- Task directions
Leave out the pictures; transcribe all else exactly.

- Working data
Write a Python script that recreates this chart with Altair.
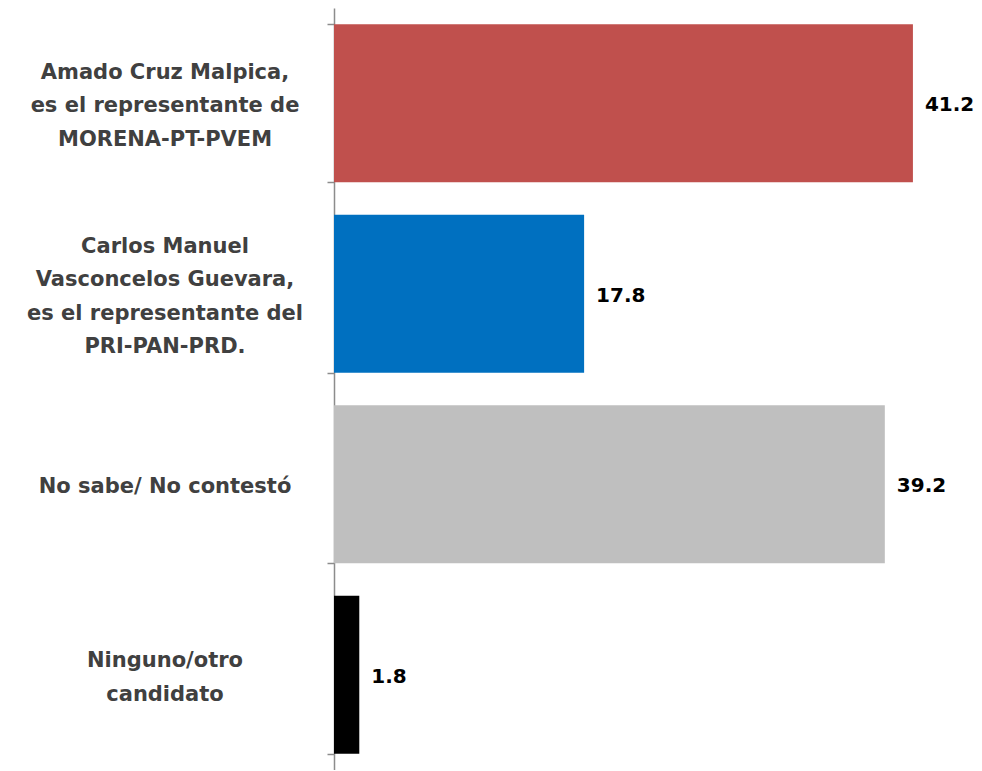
import altair as alt
import pandas as pd

categories = [
    "Amado Cruz Malpica,|es el representante de|MORENA-PT-PVEM",
    "Carlos Manuel|Vasconcelos Guevara,|es el representante del|PRI-PAN-PRD.",
    "No sabe/ No contestó",
    "Ninguno/otro|candidato",
]
values = [41.2, 17.8, 39.2, 1.8]
colors = ["#C0504D", "#0070C0", "#BFBFBF", "#000000"]

LINE_H = 33.5
df = pd.DataFrame({"cat": categories, "val": values, "color": colors})
df["lines"] = [c.split("|") for c in categories]
df["n"] = [len(c.split("|")) for c in categories]

FONT = "DejaVu Sans"

y_enc = alt.Y(
    "cat:N",
    sort=categories,
    title=None,
    scale=alt.Scale(paddingInner=0.17, paddingOuter=0.085),
    axis=alt.Axis(
        labels=False,
        tickBand="extent",
        tickSize=7,
        tickColor="#8C8C8C",
        tickWidth=1.5,
        domainColor="#8C8C8C",
        domainWidth=1.5,
        grid=False,
    ),
)

x_enc = alt.X("val:Q", scale=alt.Scale(domain=[0, 42.7], nice=False, zero=True), axis=None)

base = alt.Chart(df)

bars = base.mark_bar().encode(
    y=y_enc,
    x=x_enc,
    color=alt.Color("color:N", scale=None),
)

text = base.mark_text(
    align="left", baseline="middle", dx=12, dy=2, font=FONT, fontWeight="bold",
    fontSize=20, color="#000000"
).encode(
    y=alt.Y("cat:N", sort=categories),
    x=alt.X("val:Q"),
    text=alt.Text("val:Q", format=".1f"),
)

layers = [bars, text]
for n in sorted(set(df["n"])):
    layers.append(
        base.transform_filter(f"datum.n == {n}").mark_text(
            align="center", baseline="middle", font=FONT, fontWeight="bold",
            fontSize=21, lineHeight=LINE_H, color="#404040",
            dy=-(n - 1) * LINE_H / 2 + 3,
        ).encode(
            y=alt.Y("cat:N", sort=categories),
            x=alt.value(-169),
            text="lines",
        )
    )

chart = alt.layer(*layers).properties(
    width=600,
    height=762,
    autosize=alt.AutoSizeParams(type="none"),
    padding={"left": 326, "top": 0, "right": 40, "bottom": 0},
).configure_view(stroke=None)

chart.save("out.html", embed_options={"renderer": "svg", "actions": False})
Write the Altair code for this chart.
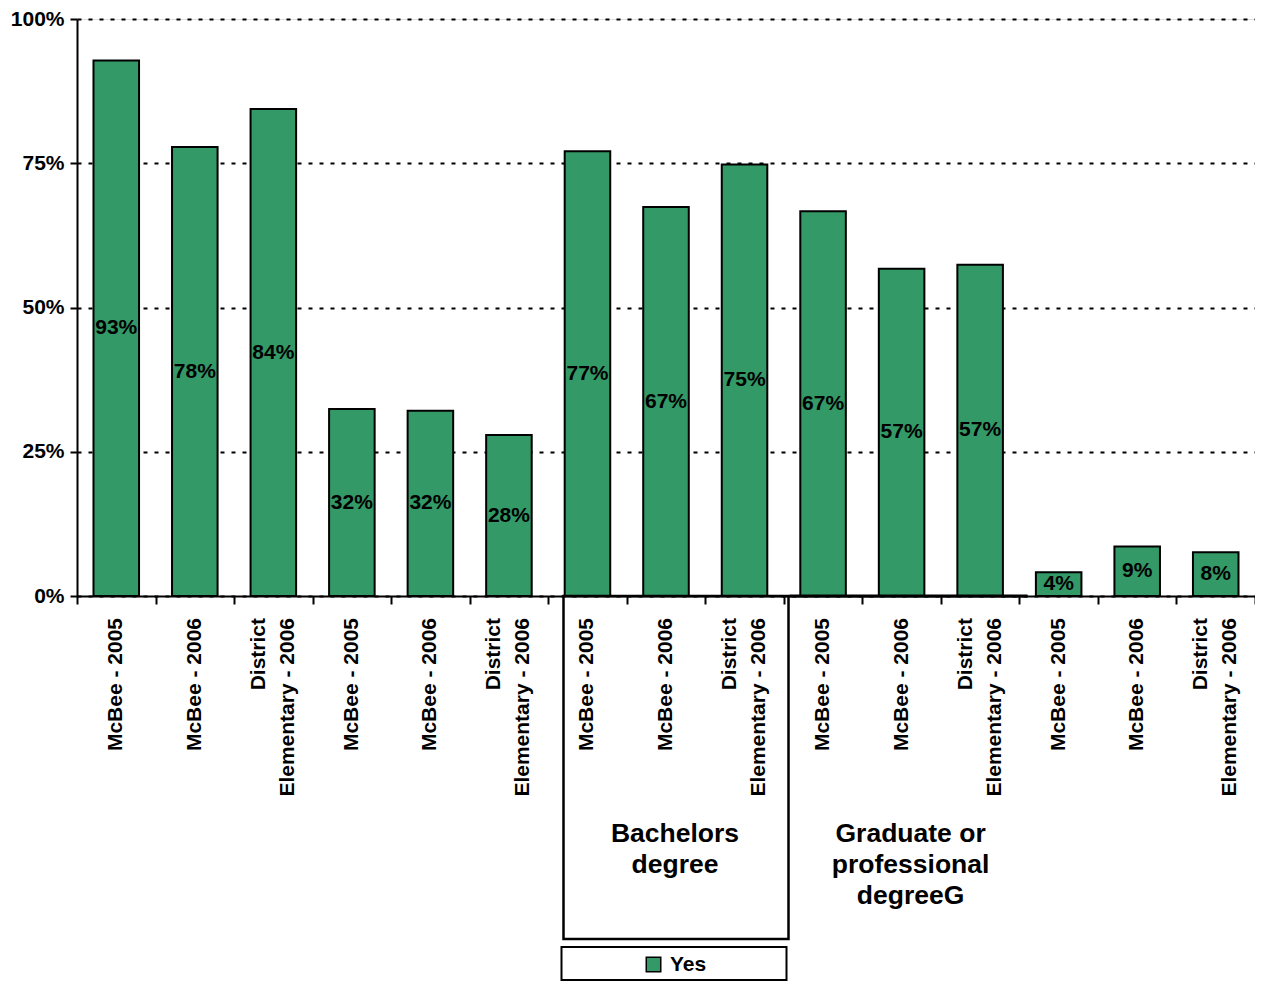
import altair as alt
import pandas as pd

# ---- data ----
categories = ["McBee - 2005", "McBee - 2006", "District\nElementary - 2006"] * 5
values = [92.8, 77.8, 84.4, 32.4, 32.1, 27.9, 77.1, 67.4, 74.8, 66.7, 56.7, 57.4, 4.1, 8.6, 7.6]
series_name = "Yes"
y_ticks = [0, 25, 50, 75, 100]
group_names = ["Bachelors\ndegree", "Graduate or\nprofessional\ndegreeG"]
group_mid_index = [7, 10]

FONT = "Liberation Sans"
GREEN = "#339966"

keys = [f"{i:02d}|{c}" for i, c in enumerate(categories)]
df = pd.DataFrame({
    "key": keys,
    "value": values,
    "series": [series_name] * len(keys),
    "cat": categories,
    "multi": ["\n" in c for c in categories],
})

x_enc = alt.X(
    "key:N",
    sort="ascending",
    scale=alt.Scale(paddingInner=0, paddingOuter=0),
    axis=alt.Axis(
        title=None,
        labels=False,
        tickSize=8,
        tickWidth=2,
        tickColor="black",
        tickBand="extent",
        domainColor="black",
        domainWidth=2,
        zindex=1,
    ),
)

y_scale = alt.Scale(domain=[0, 100], nice=False)
y_axis = alt.Axis(
    title=None,
    values=y_ticks,
    labelExpr="datum.value + '%'",
    labelFont=FONT,
    labelFontSize=21,
    labelFontWeight="bold",
    labelColor="black",
    labelPadding=6,
    tickSize=7,
    tickWidth=2,
    tickColor="black",
    domainColor="black",
    domainWidth=2,
    grid=True,
    gridColor="black",
    gridDash=[4, 7],
    gridWidth=2,
    gridOpacity=1,
)

base = alt.Chart(df)

bars = base.mark_bar(stroke="black", strokeWidth=2, width={"band": 0.58}).encode(
    x=x_enc,
    y=alt.Y("value:Q", scale=y_scale, axis=y_axis),
    color=alt.Color(
        "series:N",
        scale=alt.Scale(domain=[series_name], range=[GREEN]),
        legend=alt.Legend(
            title=None,
            orient="none",
            legendX=566,
            legendY=935,
            padding=0,
            symbolType="square",
            symbolSize=210,
            symbolStrokeColor="black",
            symbolStrokeWidth=1.5,
            labelFont=FONT,
            labelFontSize=21,
            labelFontWeight="bold",
            labelColor="black",
            labelOffset=6,
        ),
    ),
)

value_labels = base.transform_calculate(
    mid="datum.value / 2",
    label="format(datum.value, '.0f') + '%'",
).mark_text(font=FONT, fontSize=21, fontWeight="bold", color="black", baseline="middle").encode(
    x=x_enc,
    y=alt.Y("mid:Q", scale=y_scale),
    text="label:N",
)

cat_text_style = dict(font=FONT, fontSize=21, fontWeight="bold", color="black",
                      angle=270, align="right", baseline="middle")
cat_single = base.transform_filter("!datum.multi").mark_text(**cat_text_style).encode(
    x=x_enc, y=alt.value(599), text="cat:N"
)
cat_multi = base.transform_filter("datum.multi").mark_text(
    **cat_text_style, lineBreak="\n", lineHeight=29, dy=-14.5
).encode(x=x_enc, y=alt.value(599), text="cat:N")

gdf = pd.DataFrame({"key": [keys[i] for i in group_mid_index], "name": group_names})
group_text = alt.Chart(gdf).mark_text(
    font=FONT, fontSize=26.5, fontWeight="bold", color="black",
    lineBreak="\n", lineHeight=31, baseline="alphabetic", align="center", dx=9,
).encode(x=x_enc, y=alt.value(823), text="name:N")

box_df = pd.DataFrame({"key": [keys[group_mid_index[0]]]})
bach_box = alt.Chart(box_df).mark_rect(
    fillOpacity=0, stroke="black", strokeWidth=2.5, width=225, xOffset=10
).encode(x=x_enc, y=alt.value(577), y2=alt.value(920))

legend_box = alt.Chart(box_df).mark_rect(
    fillOpacity=0, stroke="black", strokeWidth=2, width=225, xOffset=8
).encode(x=x_enc, y=alt.value(928), y2=alt.value(961))

grad_df = pd.DataFrame({"key": [keys[group_mid_index[1]]]})
grad_line = alt.Chart(grad_df).mark_rect(color="black", width=238, xOffset=7).encode(
    x=x_enc, y=alt.value(575.5), y2=alt.value(578.5)
)

chart = alt.layer(
    bars, value_labels, cat_single, cat_multi, bach_box, grad_line, legend_box, group_text
).properties(
    width=1178,
    height=577,
    autosize=alt.AutoSizeParams(type="none"),
    padding={"left": 69, "top": 11, "right": 0, "bottom": 387},
).configure_view(stroke=None).configure(font=FONT)

chart.save("out.html", embed_options={"renderer": "svg", "actions": False})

- Exercise answer
Write a Python script that recreates this chart with Altair.
import altair as alt
import pandas as pd

categories = [
    "Amado Cruz Malpica,|es el representante de|MORENA-PT-PVEM",
    "Carlos Manuel|Vasconcelos Guevara,|es el representante del|PRI-PAN-PRD.",
    "No sabe/ No contestó",
    "Ninguno/otro|candidato",
]
values = [41.2, 17.8, 39.2, 1.8]
colors = ["#C0504D", "#0070C0", "#BFBFBF", "#000000"]

LINE_H = 33.5
df = pd.DataFrame({"cat": categories, "val": values, "color": colors})
df["lines"] = [c.split("|") for c in categories]
df["n"] = [len(c.split("|")) for c in categories]

FONT = "DejaVu Sans"

y_enc = alt.Y(
    "cat:N",
    sort=categories,
    title=None,
    scale=alt.Scale(paddingInner=0.17, paddingOuter=0.085),
    axis=alt.Axis(
        labels=False,
        tickBand="extent",
        tickSize=7,
        tickColor="#8C8C8C",
        tickWidth=1.5,
        domainColor="#8C8C8C",
        domainWidth=1.5,
        grid=False,
    ),
)

x_enc = alt.X("val:Q", scale=alt.Scale(domain=[0, 42.7], nice=False, zero=True), axis=None)

base = alt.Chart(df)

bars = base.mark_bar().encode(
    y=y_enc,
    x=x_enc,
    color=alt.Color("color:N", scale=None),
)

text = base.mark_text(
    align="left", baseline="middle", dx=12, dy=2, font=FONT, fontWeight="bold",
    fontSize=20, color="#000000"
).encode(
    y=alt.Y("cat:N", sort=categories),
    x=alt.X("val:Q"),
    text=alt.Text("val:Q", format=".1f"),
)

layers = [bars, text]
for n in sorted(set(df["n"])):
    layers.append(
        base.transform_filter(f"datum.n == {n}").mark_text(
            align="center", baseline="middle", font=FONT, fontWeight="bold",
            fontSize=21, lineHeight=LINE_H, color="#404040",
            dy=-(n - 1) * LINE_H / 2 + 3,
        ).encode(
            y=alt.Y("cat:N", sort=categories),
            x=alt.value(-169),
            text="lines",
        )
    )

chart = alt.layer(*layers).properties(
    width=600,
    height=762,
    autosize=alt.AutoSizeParams(type="none"),
    padding={"left": 326, "top": 0, "right": 40, "bottom": 0},
).configure_view(stroke=None)

chart.save("out.html", embed_options={"renderer": "svg", "actions": False})
Write the Altair code for this chart.
import altair as alt
import pandas as pd

# ---- data ----
categories = ["McBee - 2005", "McBee - 2006", "District\nElementary - 2006"] * 5
values = [92.8, 77.8, 84.4, 32.4, 32.1, 27.9, 77.1, 67.4, 74.8, 66.7, 56.7, 57.4, 4.1, 8.6, 7.6]
series_name = "Yes"
y_ticks = [0, 25, 50, 75, 100]
group_names = ["Bachelors\ndegree", "Graduate or\nprofessional\ndegreeG"]
group_mid_index = [7, 10]

FONT = "Liberation Sans"
GREEN = "#339966"

keys = [f"{i:02d}|{c}" for i, c in enumerate(categories)]
df = pd.DataFrame({
    "key": keys,
    "value": values,
    "series": [series_name] * len(keys),
    "cat": categories,
    "multi": ["\n" in c for c in categories],
})

x_enc = alt.X(
    "key:N",
    sort="ascending",
    scale=alt.Scale(paddingInner=0, paddingOuter=0),
    axis=alt.Axis(
        title=None,
        labels=False,
        tickSize=8,
        tickWidth=2,
        tickColor="black",
        tickBand="extent",
        domainColor="black",
        domainWidth=2,
        zindex=1,
    ),
)

y_scale = alt.Scale(domain=[0, 100], nice=False)
y_axis = alt.Axis(
    title=None,
    values=y_ticks,
    labelExpr="datum.value + '%'",
    labelFont=FONT,
    labelFontSize=21,
    labelFontWeight="bold",
    labelColor="black",
    labelPadding=6,
    tickSize=7,
    tickWidth=2,
    tickColor="black",
    domainColor="black",
    domainWidth=2,
    grid=True,
    gridColor="black",
    gridDash=[4, 7],
    gridWidth=2,
    gridOpacity=1,
)

base = alt.Chart(df)

bars = base.mark_bar(stroke="black", strokeWidth=2, width={"band": 0.58}).encode(
    x=x_enc,
    y=alt.Y("value:Q", scale=y_scale, axis=y_axis),
    color=alt.Color(
        "series:N",
        scale=alt.Scale(domain=[series_name], range=[GREEN]),
        legend=alt.Legend(
            title=None,
            orient="none",
            legendX=566,
            legendY=935,
            padding=0,
            symbolType="square",
            symbolSize=210,
            symbolStrokeColor="black",
            symbolStrokeWidth=1.5,
            labelFont=FONT,
            labelFontSize=21,
            labelFontWeight="bold",
            labelColor="black",
            labelOffset=6,
        ),
    ),
)

value_labels = base.transform_calculate(
    mid="datum.value / 2",
    label="format(datum.value, '.0f') + '%'",
).mark_text(font=FONT, fontSize=21, fontWeight="bold", color="black", baseline="middle").encode(
    x=x_enc,
    y=alt.Y("mid:Q", scale=y_scale),
    text="label:N",
)

cat_text_style = dict(font=FONT, fontSize=21, fontWeight="bold", color="black",
                      angle=270, align="right", baseline="middle")
cat_single = base.transform_filter("!datum.multi").mark_text(**cat_text_style).encode(
    x=x_enc, y=alt.value(599), text="cat:N"
)
cat_multi = base.transform_filter("datum.multi").mark_text(
    **cat_text_style, lineBreak="\n", lineHeight=29, dy=-14.5
).encode(x=x_enc, y=alt.value(599), text="cat:N")

gdf = pd.DataFrame({"key": [keys[i] for i in group_mid_index], "name": group_names})
group_text = alt.Chart(gdf).mark_text(
    font=FONT, fontSize=26.5, fontWeight="bold", color="black",
    lineBreak="\n", lineHeight=31, baseline="alphabetic", align="center", dx=9,
).encode(x=x_enc, y=alt.value(823), text="name:N")

box_df = pd.DataFrame({"key": [keys[group_mid_index[0]]]})
bach_box = alt.Chart(box_df).mark_rect(
    fillOpacity=0, stroke="black", strokeWidth=2.5, width=225, xOffset=10
).encode(x=x_enc, y=alt.value(577), y2=alt.value(920))

legend_box = alt.Chart(box_df).mark_rect(
    fillOpacity=0, stroke="black", strokeWidth=2, width=225, xOffset=8
).encode(x=x_enc, y=alt.value(928), y2=alt.value(961))

grad_df = pd.DataFrame({"key": [keys[group_mid_index[1]]]})
grad_line = alt.Chart(grad_df).mark_rect(color="black", width=238, xOffset=7).encode(
    x=x_enc, y=alt.value(575.5), y2=alt.value(578.5)
)

chart = alt.layer(
    bars, value_labels, cat_single, cat_multi, bach_box, grad_line, legend_box, group_text
).properties(
    width=1178,
    height=577,
    autosize=alt.AutoSizeParams(type="none"),
    padding={"left": 69, "top": 11, "right": 0, "bottom": 387},
).configure_view(stroke=None).configure(font=FONT)

chart.save("out.html", embed_options={"renderer": "svg", "actions": False})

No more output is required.